__Set exercise__
Copy exactly, and only, the lines below from the first through the one containing "(real) at (122,118)", both included; pictures are omitted.

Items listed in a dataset

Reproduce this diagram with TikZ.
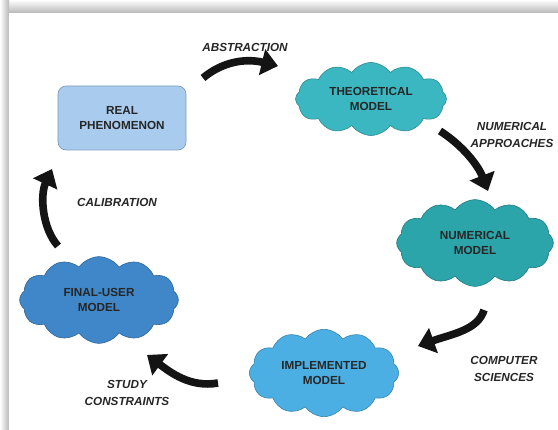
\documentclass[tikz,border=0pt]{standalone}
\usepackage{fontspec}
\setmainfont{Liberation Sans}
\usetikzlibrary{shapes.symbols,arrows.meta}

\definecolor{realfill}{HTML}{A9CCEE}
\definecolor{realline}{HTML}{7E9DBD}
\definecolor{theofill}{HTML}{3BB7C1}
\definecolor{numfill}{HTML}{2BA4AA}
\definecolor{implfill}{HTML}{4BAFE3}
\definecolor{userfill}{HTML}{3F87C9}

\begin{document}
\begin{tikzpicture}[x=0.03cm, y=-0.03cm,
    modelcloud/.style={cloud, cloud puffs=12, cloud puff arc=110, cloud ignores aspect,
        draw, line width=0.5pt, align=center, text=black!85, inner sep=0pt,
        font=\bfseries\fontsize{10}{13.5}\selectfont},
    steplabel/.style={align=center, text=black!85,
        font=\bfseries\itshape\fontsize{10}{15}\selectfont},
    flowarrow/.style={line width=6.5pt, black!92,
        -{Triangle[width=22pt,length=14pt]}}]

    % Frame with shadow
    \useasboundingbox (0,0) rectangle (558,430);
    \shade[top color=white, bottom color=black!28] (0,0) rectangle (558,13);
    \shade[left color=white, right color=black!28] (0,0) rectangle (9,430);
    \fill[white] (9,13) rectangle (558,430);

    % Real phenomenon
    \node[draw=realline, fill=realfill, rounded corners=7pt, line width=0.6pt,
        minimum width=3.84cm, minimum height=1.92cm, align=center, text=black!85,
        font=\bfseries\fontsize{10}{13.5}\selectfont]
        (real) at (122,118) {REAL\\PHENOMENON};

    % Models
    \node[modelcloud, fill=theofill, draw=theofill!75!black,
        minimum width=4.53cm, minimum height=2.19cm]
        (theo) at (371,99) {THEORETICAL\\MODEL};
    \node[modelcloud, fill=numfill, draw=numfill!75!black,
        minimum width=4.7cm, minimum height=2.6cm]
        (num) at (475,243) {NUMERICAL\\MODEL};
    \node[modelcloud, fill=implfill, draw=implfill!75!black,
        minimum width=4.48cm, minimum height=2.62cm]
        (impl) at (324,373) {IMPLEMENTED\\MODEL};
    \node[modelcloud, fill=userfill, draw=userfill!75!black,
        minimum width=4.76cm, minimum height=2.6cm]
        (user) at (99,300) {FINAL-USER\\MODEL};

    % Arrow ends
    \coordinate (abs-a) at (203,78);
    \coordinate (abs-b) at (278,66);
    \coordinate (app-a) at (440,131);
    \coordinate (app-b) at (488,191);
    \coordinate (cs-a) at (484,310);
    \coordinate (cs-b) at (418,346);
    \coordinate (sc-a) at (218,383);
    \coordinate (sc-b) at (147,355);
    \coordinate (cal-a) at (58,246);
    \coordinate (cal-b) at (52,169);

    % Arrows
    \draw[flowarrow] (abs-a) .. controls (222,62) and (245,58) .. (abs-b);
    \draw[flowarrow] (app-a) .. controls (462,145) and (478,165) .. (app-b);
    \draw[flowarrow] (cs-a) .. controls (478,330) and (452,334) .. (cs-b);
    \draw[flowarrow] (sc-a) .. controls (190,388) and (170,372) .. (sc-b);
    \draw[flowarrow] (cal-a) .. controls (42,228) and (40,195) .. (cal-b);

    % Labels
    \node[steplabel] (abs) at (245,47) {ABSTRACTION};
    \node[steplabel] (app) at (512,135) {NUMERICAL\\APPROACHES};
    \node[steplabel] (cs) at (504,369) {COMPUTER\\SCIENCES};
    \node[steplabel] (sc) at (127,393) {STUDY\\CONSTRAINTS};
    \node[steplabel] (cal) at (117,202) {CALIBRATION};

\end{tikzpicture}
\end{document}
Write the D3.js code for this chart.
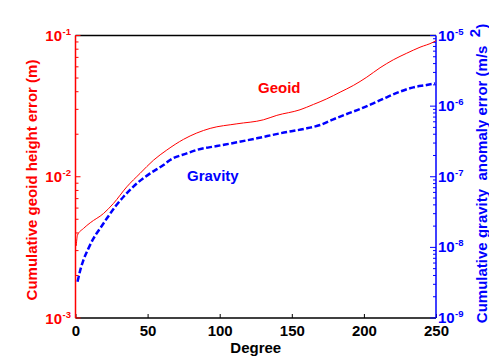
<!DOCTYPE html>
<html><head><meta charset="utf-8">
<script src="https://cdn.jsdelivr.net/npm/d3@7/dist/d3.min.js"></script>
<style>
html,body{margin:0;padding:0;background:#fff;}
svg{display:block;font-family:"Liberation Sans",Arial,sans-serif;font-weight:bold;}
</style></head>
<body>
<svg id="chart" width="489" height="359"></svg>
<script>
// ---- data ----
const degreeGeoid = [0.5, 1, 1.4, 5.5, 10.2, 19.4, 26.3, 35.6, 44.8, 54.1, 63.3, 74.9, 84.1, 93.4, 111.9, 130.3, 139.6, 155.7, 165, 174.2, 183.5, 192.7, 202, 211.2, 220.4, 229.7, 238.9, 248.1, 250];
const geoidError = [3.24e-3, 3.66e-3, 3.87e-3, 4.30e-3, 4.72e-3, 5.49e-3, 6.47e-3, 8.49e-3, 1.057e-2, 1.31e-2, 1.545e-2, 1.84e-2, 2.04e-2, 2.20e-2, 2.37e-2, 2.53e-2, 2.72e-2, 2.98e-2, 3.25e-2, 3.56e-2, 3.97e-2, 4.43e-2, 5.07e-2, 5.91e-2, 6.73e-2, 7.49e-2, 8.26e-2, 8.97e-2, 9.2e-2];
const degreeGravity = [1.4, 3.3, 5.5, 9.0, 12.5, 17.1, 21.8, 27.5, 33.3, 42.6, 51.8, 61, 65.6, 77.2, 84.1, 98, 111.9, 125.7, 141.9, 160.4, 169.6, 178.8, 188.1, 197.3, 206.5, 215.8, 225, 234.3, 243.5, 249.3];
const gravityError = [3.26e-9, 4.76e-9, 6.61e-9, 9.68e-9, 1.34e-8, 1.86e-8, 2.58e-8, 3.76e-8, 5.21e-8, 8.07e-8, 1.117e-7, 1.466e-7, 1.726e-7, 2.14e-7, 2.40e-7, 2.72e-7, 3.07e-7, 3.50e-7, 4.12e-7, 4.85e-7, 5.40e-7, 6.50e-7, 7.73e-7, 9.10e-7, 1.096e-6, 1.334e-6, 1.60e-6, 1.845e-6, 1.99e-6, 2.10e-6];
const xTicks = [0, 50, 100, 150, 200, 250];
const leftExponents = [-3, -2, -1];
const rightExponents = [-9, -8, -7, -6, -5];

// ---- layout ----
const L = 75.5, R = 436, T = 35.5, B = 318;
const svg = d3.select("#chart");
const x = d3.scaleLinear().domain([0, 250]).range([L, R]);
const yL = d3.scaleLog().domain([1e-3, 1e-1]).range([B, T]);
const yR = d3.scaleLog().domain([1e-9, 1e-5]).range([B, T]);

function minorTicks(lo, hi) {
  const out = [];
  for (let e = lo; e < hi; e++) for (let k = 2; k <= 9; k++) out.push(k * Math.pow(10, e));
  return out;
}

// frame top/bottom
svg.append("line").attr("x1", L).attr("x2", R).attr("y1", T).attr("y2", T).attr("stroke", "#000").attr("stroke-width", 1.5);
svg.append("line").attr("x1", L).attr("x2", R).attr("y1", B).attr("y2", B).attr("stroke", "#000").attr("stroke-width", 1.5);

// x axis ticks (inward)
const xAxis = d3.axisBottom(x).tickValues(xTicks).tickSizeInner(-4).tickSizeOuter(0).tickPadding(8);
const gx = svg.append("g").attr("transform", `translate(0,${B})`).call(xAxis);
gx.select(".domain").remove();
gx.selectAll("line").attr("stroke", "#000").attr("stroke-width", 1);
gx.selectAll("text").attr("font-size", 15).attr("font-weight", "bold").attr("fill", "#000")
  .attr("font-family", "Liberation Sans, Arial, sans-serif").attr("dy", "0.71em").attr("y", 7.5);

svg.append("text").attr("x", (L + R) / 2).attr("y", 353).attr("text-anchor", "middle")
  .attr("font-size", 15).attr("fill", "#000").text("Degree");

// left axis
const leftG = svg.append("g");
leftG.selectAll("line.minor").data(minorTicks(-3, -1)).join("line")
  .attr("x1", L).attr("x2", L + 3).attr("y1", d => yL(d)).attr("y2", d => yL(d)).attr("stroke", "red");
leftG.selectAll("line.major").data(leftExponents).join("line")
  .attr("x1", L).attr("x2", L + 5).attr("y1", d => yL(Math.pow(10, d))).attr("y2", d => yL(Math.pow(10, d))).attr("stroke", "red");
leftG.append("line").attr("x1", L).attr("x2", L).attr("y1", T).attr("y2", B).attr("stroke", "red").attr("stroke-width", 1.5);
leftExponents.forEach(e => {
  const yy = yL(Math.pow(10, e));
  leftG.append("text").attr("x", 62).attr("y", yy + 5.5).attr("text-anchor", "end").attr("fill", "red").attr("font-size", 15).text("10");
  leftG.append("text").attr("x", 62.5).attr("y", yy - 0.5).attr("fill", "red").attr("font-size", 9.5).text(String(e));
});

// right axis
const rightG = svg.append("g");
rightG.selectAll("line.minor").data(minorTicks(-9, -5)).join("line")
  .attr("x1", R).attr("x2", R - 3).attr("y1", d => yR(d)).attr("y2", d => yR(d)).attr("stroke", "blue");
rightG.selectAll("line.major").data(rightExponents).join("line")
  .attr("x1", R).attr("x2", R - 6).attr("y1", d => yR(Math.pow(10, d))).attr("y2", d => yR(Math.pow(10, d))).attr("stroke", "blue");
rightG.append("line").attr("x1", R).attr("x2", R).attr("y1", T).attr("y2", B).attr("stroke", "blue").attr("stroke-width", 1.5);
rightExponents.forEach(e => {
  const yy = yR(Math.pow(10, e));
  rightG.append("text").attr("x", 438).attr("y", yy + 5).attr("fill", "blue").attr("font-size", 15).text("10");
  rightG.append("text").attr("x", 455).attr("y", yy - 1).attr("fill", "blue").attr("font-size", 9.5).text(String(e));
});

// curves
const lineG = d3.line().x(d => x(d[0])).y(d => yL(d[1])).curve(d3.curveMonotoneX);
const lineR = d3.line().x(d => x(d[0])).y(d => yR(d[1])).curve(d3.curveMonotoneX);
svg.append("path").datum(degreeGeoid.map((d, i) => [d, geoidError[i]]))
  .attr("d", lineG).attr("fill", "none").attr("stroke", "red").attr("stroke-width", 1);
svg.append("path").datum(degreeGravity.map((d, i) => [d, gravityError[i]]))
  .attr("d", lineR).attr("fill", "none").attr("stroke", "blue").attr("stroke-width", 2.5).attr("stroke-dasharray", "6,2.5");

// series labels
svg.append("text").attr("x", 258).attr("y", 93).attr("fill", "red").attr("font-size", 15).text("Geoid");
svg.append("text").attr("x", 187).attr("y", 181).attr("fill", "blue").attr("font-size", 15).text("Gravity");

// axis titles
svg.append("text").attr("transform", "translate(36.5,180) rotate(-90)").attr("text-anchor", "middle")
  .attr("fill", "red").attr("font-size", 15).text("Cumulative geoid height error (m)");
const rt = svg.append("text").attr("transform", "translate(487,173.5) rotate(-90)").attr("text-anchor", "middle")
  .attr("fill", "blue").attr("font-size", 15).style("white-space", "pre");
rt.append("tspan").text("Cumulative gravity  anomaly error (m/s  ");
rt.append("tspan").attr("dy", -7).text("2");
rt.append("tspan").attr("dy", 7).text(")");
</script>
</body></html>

__Answer to this task__
Reproduce this diagram with TikZ.
\documentclass[tikz,border=0pt]{standalone}
\usepackage{fontspec}
\setmainfont{Liberation Sans}
\usetikzlibrary{shapes.symbols,arrows.meta}

\definecolor{realfill}{HTML}{A9CCEE}
\definecolor{realline}{HTML}{7E9DBD}
\definecolor{theofill}{HTML}{3BB7C1}
\definecolor{numfill}{HTML}{2BA4AA}
\definecolor{implfill}{HTML}{4BAFE3}
\definecolor{userfill}{HTML}{3F87C9}

\begin{document}
\begin{tikzpicture}[x=0.03cm, y=-0.03cm,
    modelcloud/.style={cloud, cloud puffs=12, cloud puff arc=110, cloud ignores aspect,
        draw, line width=0.5pt, align=center, text=black!85, inner sep=0pt,
        font=\bfseries\fontsize{10}{13.5}\selectfont},
    steplabel/.style={align=center, text=black!85,
        font=\bfseries\itshape\fontsize{10}{15}\selectfont},
    flowarrow/.style={line width=6.5pt, black!92,
        -{Triangle[width=22pt,length=14pt]}}]

    % Frame with shadow
    \useasboundingbox (0,0) rectangle (558,430);
    \shade[top color=white, bottom color=black!28] (0,0) rectangle (558,13);
    \shade[left color=white, right color=black!28] (0,0) rectangle (9,430);
    \fill[white] (9,13) rectangle (558,430);

    % Real phenomenon
    \node[draw=realline, fill=realfill, rounded corners=7pt, line width=0.6pt,
        minimum width=3.84cm, minimum height=1.92cm, align=center, text=black!85,
        font=\bfseries\fontsize{10}{13.5}\selectfont]
        (real) at (122,118) {REAL\\PHENOMENON};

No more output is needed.